Below is a brief list of actions you should take to properly transition the responsibility of the cargo:
1) In the first place be sure you are in possession of a properly executed bill of lading when you pick up the load. If the shipper does not give you one, make one out ... at the shippers, not 10 miles down the road. Make sure the shipper signs it. Make sure you follow the distribution of copies indicated on the bill of lading.
2) Upon delivery have the receiver indicate on the bill of lading the number of pieces received, the date, their name printed, and their signature.

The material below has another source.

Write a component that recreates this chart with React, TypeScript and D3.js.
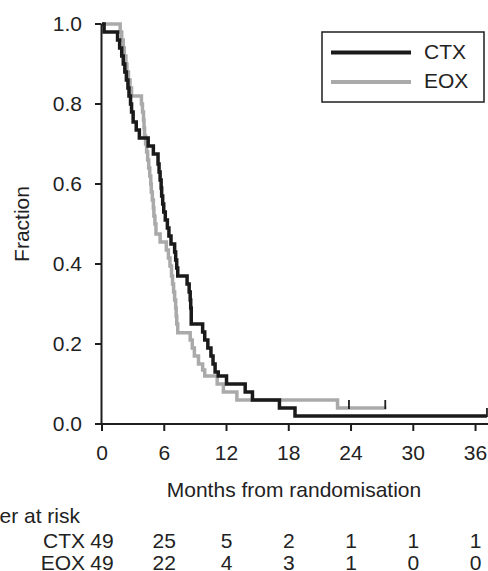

3) Never leave an original customs stamped copy of anything with a receiver. Those fines start at $250,000.00
4) Do not leave rejected cargo with the receiver. That is exactly the same as going to Walmart, paying for a new TV, and telling the cashier to go ahead and take it home.
4) Because this bears repeating - Do not leave rejected cargo with the receiver. That is exactly the same as going to Walmart, paying for a new TV, and telling the cashier to go ahead and take it home.
5) Never leave the dock until you are completely satisfied with your delivery, and are absolutely certain you are in possession of all the properly signed documents. Once you have left the dock, you have no further recourse.
6) When in doubt, call me, any day, any time.